The same argument obviously applies to infant baptism. Baptism is an ordinance instituted by Christ, to signify and seal the purification of the soul, by the sprinkling of his blood, and its regeneration by the Holy Ghost. It can therefore be properly administered only to those who are in a state of guilt and pollution. It is, however, administered to infants, and therefore infants are assumed to need pardon and sanctification. This is the argument which Pelagius and his followers, more than all others, found it most difficult to answer. They could not deny the import of the rite. They could not deny that it was properly administered to infants, and yet they refused to admit the unavoidable conclusion, that infants are born in sin. They were therefore driven to the unnatural evasion, that baptism was administered to infants, not on the ground of their present state, but on the assumption of their probable future condition. They were not sinners, but would probably become such, and thus need the benefits of which baptism is the sign and pledge. Even the Council of Trent found it necessary 248to protest against such a manifest perversion of a solemn sacrament, which reduced it to a mockery. The form of baptism as prescribed by Christ, and universally adopted by the Church, supposes that those to whom the sacrament is administered are sinners and need the remission of sin and the renewal of the Holy Ghost. Thus the doctrine of original sin is inwrought into the very texture of Christianity, and lies at the foundation of the institutions of the gospel.

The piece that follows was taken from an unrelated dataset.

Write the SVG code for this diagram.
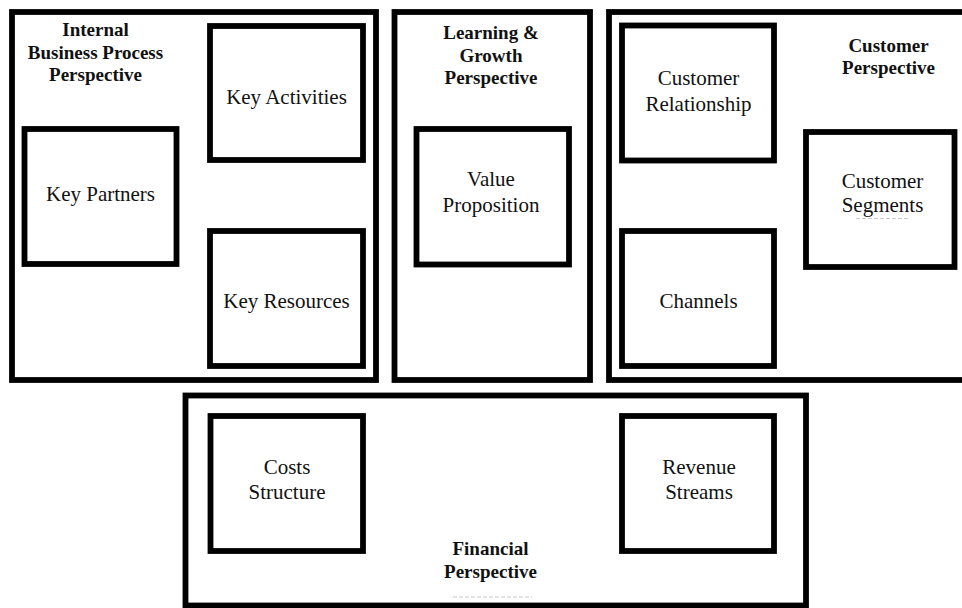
<svg xmlns="http://www.w3.org/2000/svg" width="962" height="608" viewBox="0 0 962 608">
<style>
.outer{fill:none;stroke:#000;stroke-width:5.8}
.box{fill:none;stroke:#000;stroke-width:5.8}
.lbl{font-family:"Liberation Serif","Times New Roman",serif;font-size:21px;fill:#111;text-anchor:middle}
.ttl{font-family:"Liberation Serif","Times New Roman",serif;font-size:19px;font-weight:bold;fill:#111;text-anchor:middle}
.faint{stroke:#c8c8c8;stroke-width:1.2;stroke-dasharray:4 2}
</style>
<rect width="962" height="608" fill="#fff"/>
<g id="internal-perspective">
<rect class="outer" x="12" y="12" width="364" height="368"/>
<text class="ttl" x="95.5" y="36">Internal</text>
<text class="ttl" x="95.5" y="58.5">Business Process</text>
<text class="ttl" x="95.5" y="81">Perspective</text>
</g>
<g id="key-activities">
<rect class="box" x="210" y="26" width="153" height="134"/>
<text class="lbl" x="286.5" y="104">Key Activities</text>
</g>
<g id="key-partners">
<rect class="box" x="24.5" y="129" width="152" height="135"/>
<text class="lbl" x="100.5" y="200.5">Key Partners</text>
</g>
<g id="key-resources">
<rect class="box" x="210" y="231" width="153" height="135"/>
<text class="lbl" x="286.5" y="308">Key Resources</text>
</g>
<g id="learning-perspective">
<rect class="outer" x="394.5" y="12" width="195.5" height="368"/>
<text class="ttl" x="491" y="39">Learning &amp;</text>
<text class="ttl" x="491" y="61.5">Growth</text>
<text class="ttl" x="491" y="84">Perspective</text>
</g>
<g id="value-proposition">
<rect class="box" x="416.5" y="129" width="152.5" height="135.5"/>
<text class="lbl" x="491" y="186">Value</text>
<text class="lbl" x="491" y="212">Proposition</text>
</g>
<g id="customer-perspective">
<rect class="outer" x="609" y="12" width="360" height="368"/>
<text class="ttl" x="888.5" y="51.5">Customer</text>
<text class="ttl" x="888.5" y="74">Perspective</text>
</g>
<g id="customer-relationship">
<rect class="box" x="622" y="25.5" width="152" height="135"/>
<text class="lbl" x="698.5" y="85">Customer</text>
<text class="lbl" x="698.5" y="110.5">Relationship</text>
</g>
<g id="channels">
<rect class="box" x="622" y="231" width="152" height="135"/>
<text class="lbl" x="698.5" y="307.5">Channels</text>
</g>
<g id="customer-segments">
<rect class="box" x="806" y="132" width="148.5" height="135"/>
<text class="lbl" x="882.5" y="187.5">Customer</text>
<text class="lbl" x="882.5" y="211.5">Segments</text>
<line class="faint" x1="856" y1="218.5" x2="910" y2="218.5"/>
</g>
<g id="financial-perspective">
<rect class="outer" x="185.5" y="395.5" width="620.5" height="210"/>
<text class="ttl" x="490.5" y="555">Financial</text>
<text class="ttl" x="490.5" y="578">Perspective</text>
<line class="faint" x1="453" y1="597" x2="532" y2="597"/>
</g>
<g id="costs-structure">
<rect class="box" x="210.5" y="416" width="152.5" height="135"/>
<text class="lbl" x="287" y="473.5">Costs</text>
<text class="lbl" x="287" y="499">Structure</text>
</g>
<g id="revenue-streams">
<rect class="box" x="622" y="416" width="152" height="135"/>
<text class="lbl" x="699" y="473.5">Revenue</text>
<text class="lbl" x="699" y="499">Streams</text>
</g>
<g id="connectors"></g>
</svg>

Argument from the Universality of Death.

Another decisive argument on this subject, is drawn from the universality of death. Death, according to the Scriptures, is a penal evil. It presupposes sin. No rational moral creature is subject to death except on account of sin. Infants die, therefore infants are the subjects of sin. The only way to evade this argument is to deny that death is a penal evil. This is the ground taken by those who reject the doctrine of original sin. They assert that it is a natural evil, flowing from the original constitution of our nature, and that it is therefore no more a proof that all men are sinners, than the death of brutes is a proof that they are sinners. In answer to this objection, it is obvious to remark that men are not brutes. That irrational animals, incapable of sin, are subject to death, is therefore no evidence that moral creatures may be justly subject to the same evil, although free from sin. But, in the second place, what is of far more weight, the objection is in direct opposition to the declarations of the Word of God. According to the Bible, death in the case of man is a punishment. It was threatened against Adam as the penalty of transgression. If he had not sinned, neither had he died. The Apostle expressly declares that death is the wages (or punishment) of sin; and death is on account of sin. (Rom. vi. 23 and v. 12.) He not only asserts this as a fact, but assumes it as a principle, and makes it the foundation of his whole argument in Rom. v. 12-20. His doctrine as there stated is, where there is no law there is no sin. And where there is no sin there is no punishment. All men are punished, therefore all men are sinners. That all men are punished, he proves from the fact that all men die. Death is punishment. Death, he says, reigned from Adam to Moses. It reigns even over those who had not sinned in their own persons, by voluntary transgression, as Adam did. It reigns over infants. It has passed absolutely on all men because all are sinners. It cannot be questioned that such is the argument of the Apostle; neither can it be 249questioned that this argument is founded on the assumption that death, in the case of man, is a penal evil, and its infliction an undeniable proof of guilt. We must, therefore, either reject the authority of the Scriptures, or we must admit that the death of infants is a proof of their sinfulness.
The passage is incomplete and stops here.